• **WHAT YOU WILL DO**
Everything from the first line of the data through the line with "plt.rcParams['font.family'] = ['Noto" is to be echoed exactly, minus the pictures.

** start of DATA BLOCK **

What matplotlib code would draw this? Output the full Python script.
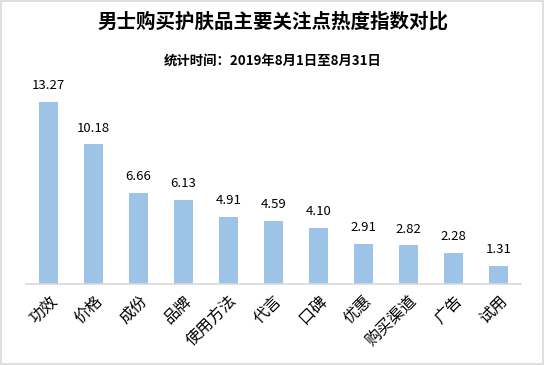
import matplotlib
matplotlib.use("Agg")
import matplotlib.pyplot as plt
from matplotlib.patches import Rectangle

plt.rcParams['font.family'] = ['Noto Sans CJK SC', 'DejaVu Sans']

categories = ["功效", "价格", "成份", "品牌", "使用方法", "代言", "口碑", "优惠", "购买渠道", "广告", "试用"]
values = [13.27, 10.18, 6.66, 6.13, 4.91, 4.59, 4.10, 2.91, 2.82, 2.28, 1.31]

title = "男士购买护肤品主要关注点热度指数对比"
subtitle = "统计时间：2019年8月1日至8月31日"

fig = plt.figure(figsize=(5.45, 3.65), dpi=100)
fig.patches.append(Rectangle((0.002, 0.003), 0.995, 0.994, transform=fig.transFigure,
                             fill=False, edgecolor="#D9D9D9", linewidth=1.2))

ax = fig.add_axes([0.048, 0.222, 0.908, 0.56])
x = range(len(categories))
bars = ax.bar(x, values, width=0.42, color="#9DC3E6")
ax.set_xlim(-0.5, len(categories) - 0.5)
ax.set_ylim(0, 14.9)

for xi, v in zip(x, values):
    ax.text(xi, v + 0.7, f"{v:.2f}", ha="center", va="bottom", fontsize=9.5, clip_on=False)

for s in ["top", "right", "left"]:
    ax.spines[s].set_visible(False)
ax.spines["bottom"].set_color("#D9D9D9")
ax.spines["bottom"].set_linewidth(1.2)
ax.set_yticks([])
ax.set_xticks(list(x))
ax.set_xticklabels(categories, rotation=45, ha="right", va="top", fontsize=11.5,
                   rotation_mode="anchor")
ax.tick_params(axis="x", length=0, pad=6)

fig.text(0.5, 0.94, title, ha="center", va="center", fontsize=14, fontweight="bold")
fig.text(0.5, 0.833, subtitle, ha="center", va="center", fontsize=9.6, fontweight="bold")

fig.savefig("out.png", dpi=100, facecolor="white")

** end of DATA BLOCK **

• **WRITTEN SOLUTION**
What matplotlib code would draw this? Output the full Python script.
import matplotlib
matplotlib.use("Agg")
import matplotlib.pyplot as plt
from matplotlib.patches import Rectangle

plt.rcParams['font.family'] = ['Noto Sans CJK SC', 'DejaVu Sans']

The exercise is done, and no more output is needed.